Spazio: Voyager 1 registra un segnale spaziale interstellare

La sonda spaziale Voyager 1 della NASA ha analizzato Giove nel 1979 e poi Saturno alla fine del 1980. Nell’agosto 2012, ha attraversato l’eliopausa ed è diventata la prima sonda nel mezzo interstellare locale.

Lanciata nel 1977 la sonda Voyager-1 è ancora perfettamente funzionante ed in viaggio verso lo spazio esterno del Sistema Solare che ha raggiunto nel 2012 quando ha terminato l’attraversamento dell’eliopausa. Da allora, la sonda continua a battere nuovi record trasmettendo dati sul mezzo interstellare (il materiale rarefatto costituito da gas e polveri collocato tra le stelle in una galassia) nel quale si trova immerso. Come l’oceano, il mezzo interstellare è ricco di “onde” turbolente. Le più grandi sono il prodotto della rotazione della Via Lattea, altre dall’espansione dello spazio che ”si spalma su se stesso” generando ondulazioni di decine di anni luce. Increspature più piccole vengono prodotte dalle esplosioni di supernova con fenomeni che si sviluppano per miliardi di chilometri da una cresta all’altra. Le onde più piccole, di solito, provengono dal nostro Sole, attraverso le eruzioni solari. Queste onde che si infrangono rivelano indizi sulla densità del mezzo interstellare, un valore che influisce sulla nostra comprensione della forma della nostra eliosfera, di come si formano le stelle e persino della nostra posizione nella galassia. Poiché queste onde riverberano nello spazio, fanno vibrare gli elettroni intorno a loro, che risuonano a frequenze caratteristiche a seconda della loro densità. Maggiore è il tono del suono, più grande è la densità elettronica. Il Plasma Wave System di Voyager 1, che include due antenne che sporgono di dieci metri dietro la navicella spaziale, è stato progettato per sentire proprio questo particolare suono. “È molto debole e monotono, perché si trova in una larghezza di banda di frequenza stretta“, ha affermato Stella Koch Ocker, studioso del Dipartimento di Astronomia presso la Cornell University. “Stiamo rilevando il debole, persistente ronzio del gas interstellare, un fenomeno che ci consente di comprendere come lo spazio interstellare interagisca con il vento solare e come la bolla protettiva dell’eliosfera del Sistema Solare venga modellata e modificata dall’ambiente interstellare”.

Nel novembre 2012, tre mesi dopo l’uscita dall’eliosfera, la Voyager 1 ha captato per la prima volta dei ”suoni interstellari”. Sei mesi dopo, è apparso un altro “fischio”, questa volta più forte e persino più acuto.

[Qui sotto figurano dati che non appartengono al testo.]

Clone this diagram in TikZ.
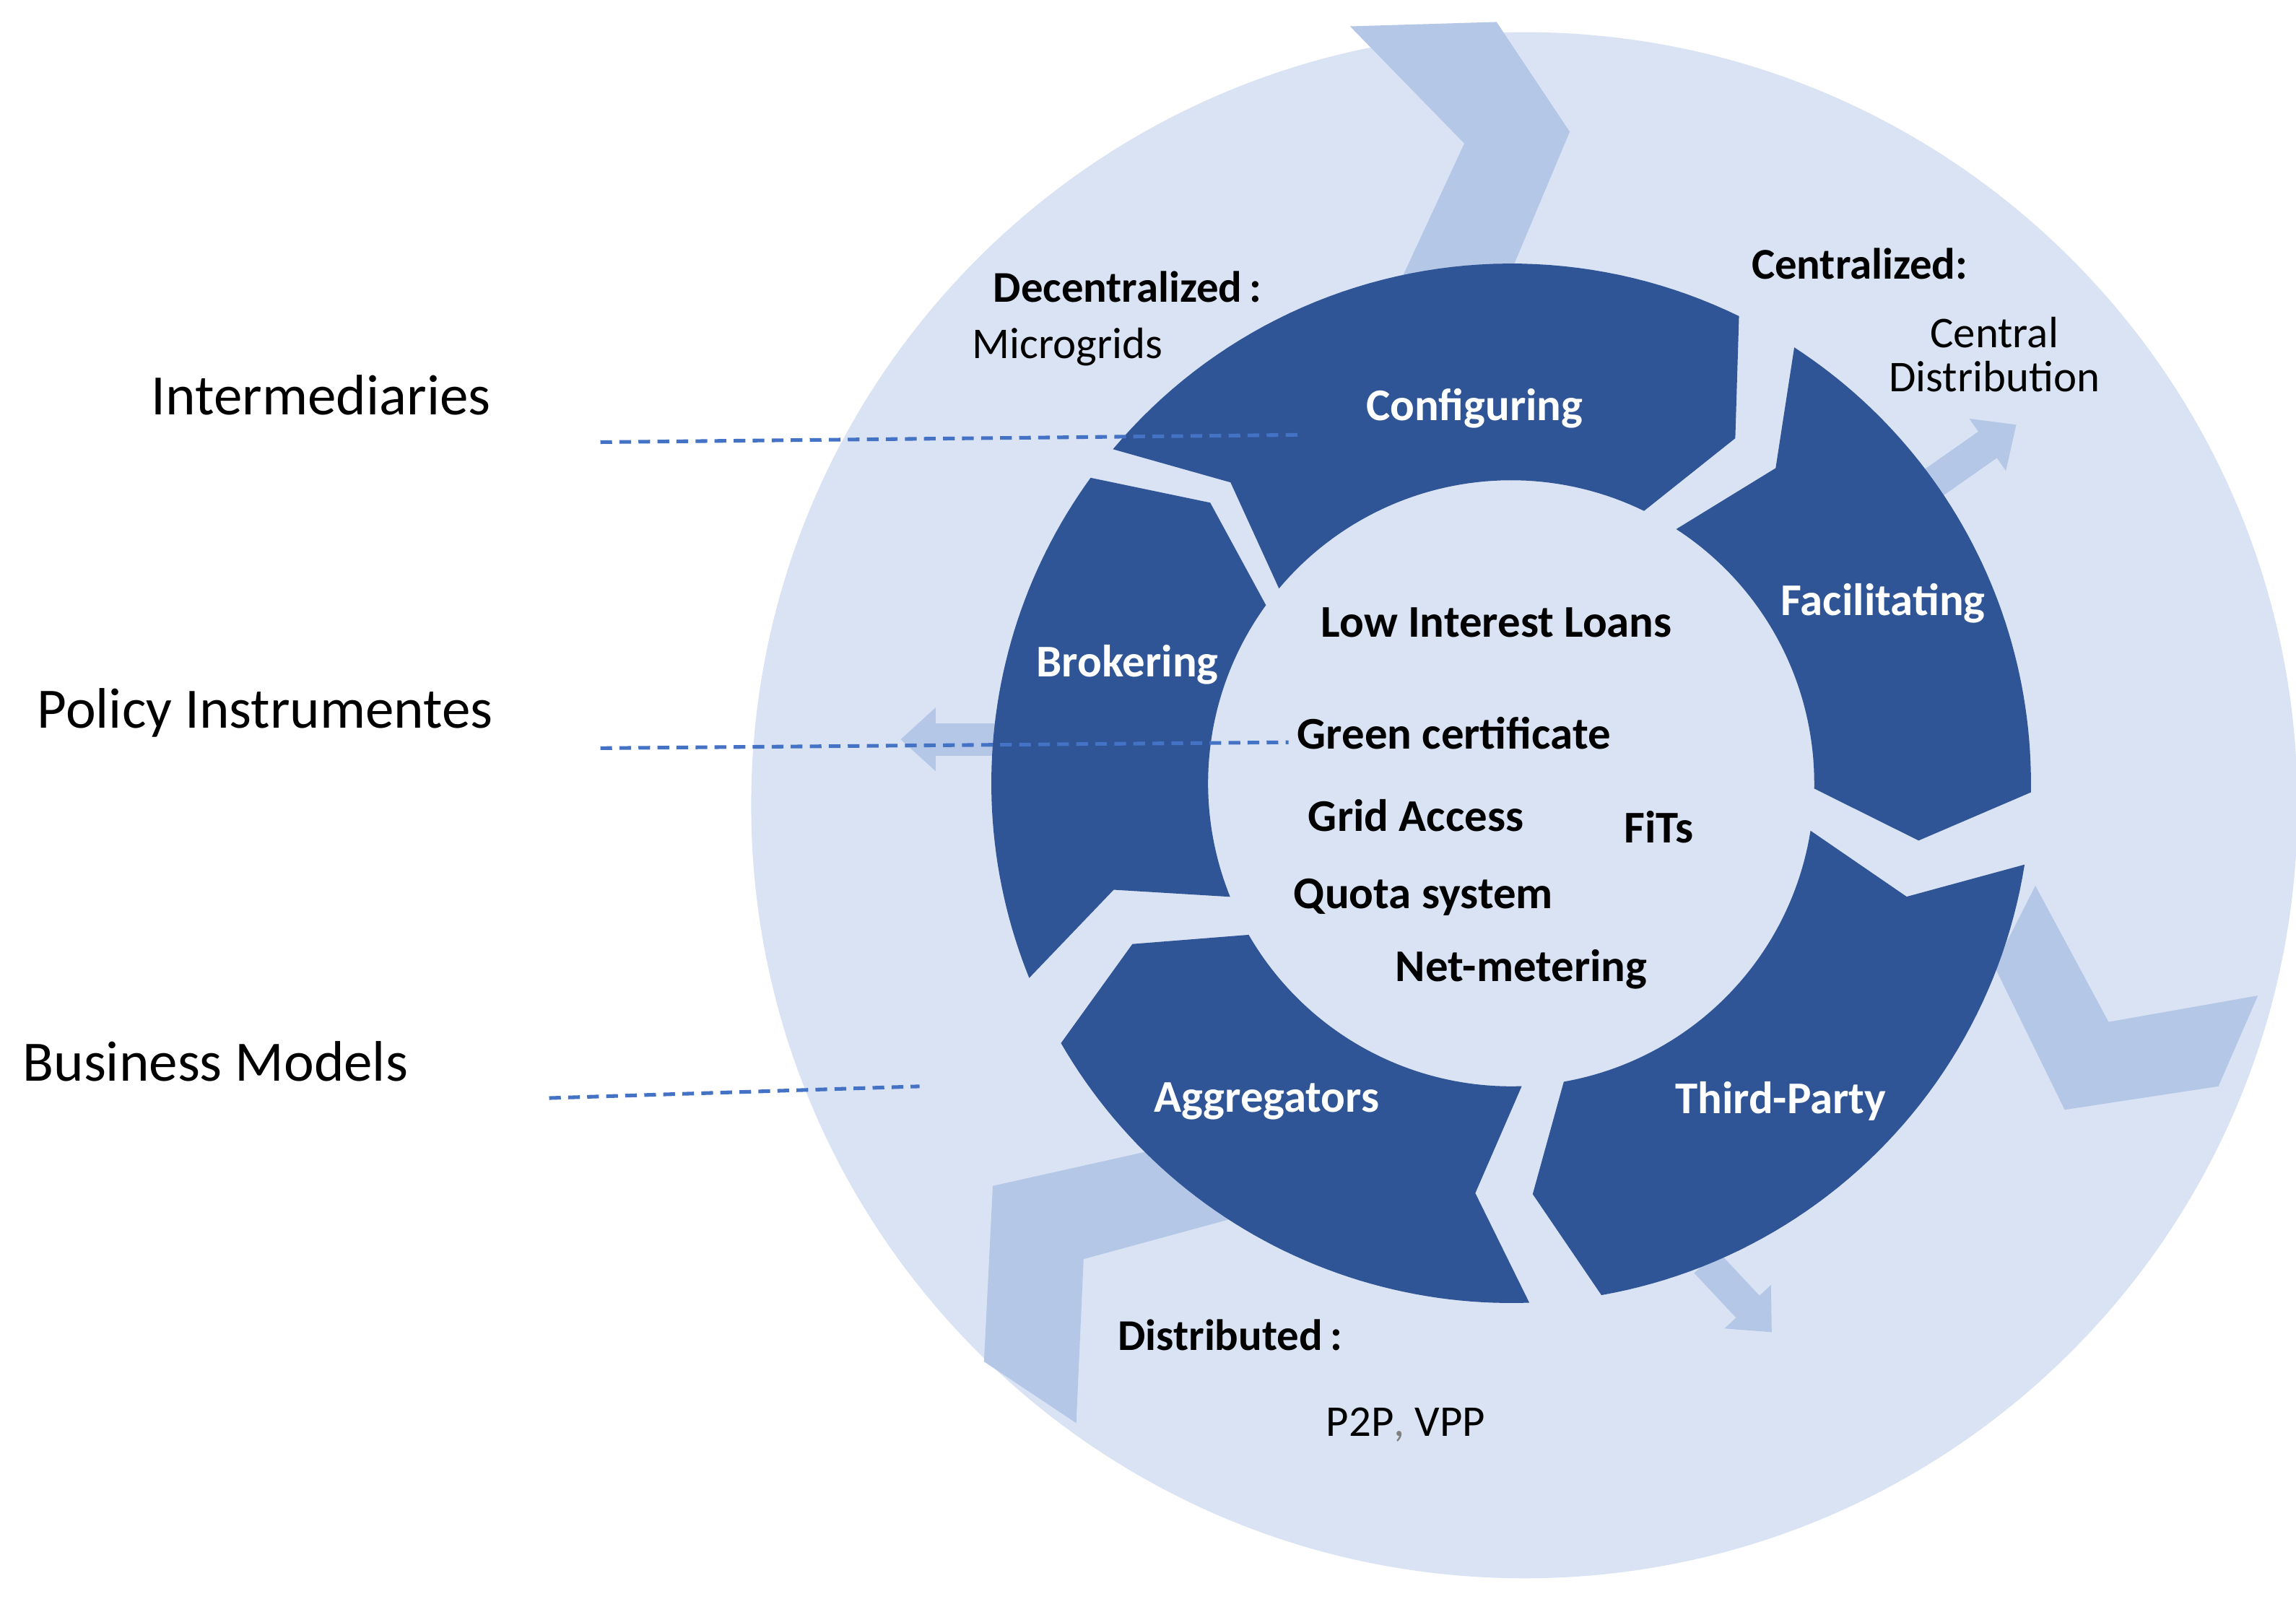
\documentclass[tikz,border=0pt]{standalone}
\usepackage{fontspec}
\setmainfont{Carlito}
\usetikzlibrary{arrows.meta}
\definecolor{ring}{HTML}{DAE3F3}
\definecolor{chev}{HTML}{B4C7E7}
\definecolor{dark}{HTML}{2F5597}
\definecolor{dashcol}{HTML}{4472C4}
\newcommand{\seg}[2]{%
\fill[dark] plot[domain=#1:#2,samples=50] ({1032+355*cos(\x)},{535-355*sin(\x)})
 -- ({1032+281*cos(#2-7)},{535-281*sin(#2-7)})
 -- plot[domain=#2:#1,samples=50] ({1032+207*cos(\x)},{535-207*sin(\x)})
 -- ({1032+281*cos(#1-7)},{535-281*sin(#1-7)}) -- cycle;}
\begin{document}
\begin{tikzpicture}[x=1pt,y=-1pt,
 side/.style={font=\fontsize{39}{44}\selectfont,anchor=west},
 seglab/.style={font=\fontsize{31}{36}\selectfont\bfseries,text=white},
 inlab/.style={font=\fontsize{31}{36}\selectfont\bfseries},
 outb/.style={font=\fontsize{30}{34}\selectfont\bfseries},
 outr/.style={font=\fontsize{30}{34}\selectfont,align=center},
 dl/.style={draw=dashcol,dash pattern=on 8pt off 5pt,line width=2.5pt}]
\fill[white] (0,0) rectangle (1568,1101);
\useasboundingbox (0,0) rectangle (1568,1101);
\fill[ring] (1041,550) circle (528);
% chevrons
\fill[chev] (922,18) -- (1022,15) -- (1072,90) -- (1030,190) -- (955,195) -- (1000,98) -- cycle;
\fill[chev] (1390,605) -- (1440,698) -- (1542,680) -- (1515,742) -- (1410,758) -- (1362,660) -- cycle;
\fill[chev] (790,785) -- (850,830) -- (740,860) -- (735,972) -- (672,930) -- (678,810) -- cycle;
\draw[chev,line width=22pt,-{Triangle[length=24pt,width=42pt]}] (1320,330) -- (1377,290);
\draw[chev,line width=22pt,-{Triangle[length=24pt,width=42pt]}] (690,505) -- (615,505);
\draw[chev,line width=22pt,-{Triangle[length=24pt,width=42pt]}] (1165,862) -- (1210,910);
% ring segments
\seg{140}{64}
\seg{57}{-1}
\seg{-9}{-80}
\seg{-88}{-150}
\seg{-158}{-216}
% dashed lines
\coordinate (d1a) at (410,302); \coordinate (d1b) at (888,297);
\coordinate (d2a) at (410,511); \coordinate (d2b) at (880,507);
\coordinate (d3a) at (375,750); \coordinate (d3b) at (628,742);
\draw[dl] (d1a) -- (d1b);
\draw[dl] (d2a) -- (d2b);
\draw[dl] (d3a) -- (d3b);
% side labels
\node[side] (t1) at (100,270) {Intermediaries};
\node[side] (t2) at (22,487) {Policy Instrumentes};
\node[side] (t3) at (12,725) {Business Models};
% segment labels
\node[seglab] (s1) at (1007,279) {Configuring};
\node[seglab] (s2) at (1286,412) {Facilitating};
\node[seglab] (s3) at (1216,752) {Third-Party};
\node[seglab] (s4) at (865,752) {Aggregators};
\node[seglab] (s5) at (770,454) {Brokering};
% inner
\node[inlab] (i1) at (1022,425) {Low Interest Loans};
\node[inlab] (i2) at (993,501) {Green certificate};
\node[inlab] (i3) at (967,557) {Grid Access};
\node[inlab] (i4) at (1133,565) {FiTs};
\node[inlab] (i5) at (972,613) {Quota system};
\node[inlab] (i6) at (1039,662) {Net-metering};
% outer
\node[outb] (o1) at (770,196) {Decentralized\,:};
\node[outr] (o2) at (729,237) {Microgrids};
\node[outb] (o3) at (1270,180) {Centralized:};
\node[outr] (o4) at (1362,242) {Central\\[-4pt]Distribution};
\node[outb] (o5) at (840,912) {Distributed\,:};
\node[outr] (o6) at (960,973) {P2P{\color{gray},} VPP};
\end{tikzpicture}
\end{document}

Questi fischi momentanei continuano a intervalli irregolari nei dati di Voyager di oggi. “Sono stati registrati solo una volta all’anno, quindi fare affidamento su questo tipo di eventi fortuiti significava che la nostra mappa della densità dello spazio interstellare rimaneva piuttosto scarsa“, ha aggiunto Ocker. I ricercatori hanno deciso di trovare una misura costante della densità media interstellare per colmare le lacune, che non dipenda dalle onde d’urto occasionali che si propagano dal Sole. Dopo aver filtrato i dati di Voyager 1, alla ricerca di segnali deboli ma coerenti, gli esperti hanno trovato un candidato promettente per la comprensione del fenomeno. Si tratta di un suono captato per la prima volta dal 2017 e da allora in costante crescita. “È praticamente un unico tono. E nel tempo, lo vediamo cambiare, ma il modo in cui la frequenza si muove ci dice come sta cambiando la densità del mezzo interstellare che sta attraversando la sonda“, ha aggiunto Ocker. Gli scienziati hanno indicato il nuovo segnale come un’emissione di onde di plasma. “Si tratta di un fenomeno davvero eccitante, perché ci consente di comprendere la densità dello spazio su un tratto molto ampio, l’area di spazio più grande che abbiamo finora studiato“, ha aggiunto il Ocker. L’analisi del fenomeno consente agli esperti di studiare efficacemente lo spazio oltre il nostro Sistema Solare, ad una distanza mai raggiunta da nessuna sonda. La densità del mezzo interstellare sta aumentando intorno a Voyager con una crescita di ben 40 volte dalle prime rilevazioni. ‘‘Ora sappiamo che non abbiamo bisogno di un evento fortuito legato al Sole per misurare il plasma interstellare”, ha affermato Shami Chatterjee, ricercatore presso il Dipartimento di Astronomia e il Cornell Center for Astrophysics and Planetary Science presso la Cornell University. “Indipendentemente da ciò che sta facendo il Sole, la Voyager sta inviando i dettagli sulla densità dello spazio che la circonda, in continua mutazione’‘.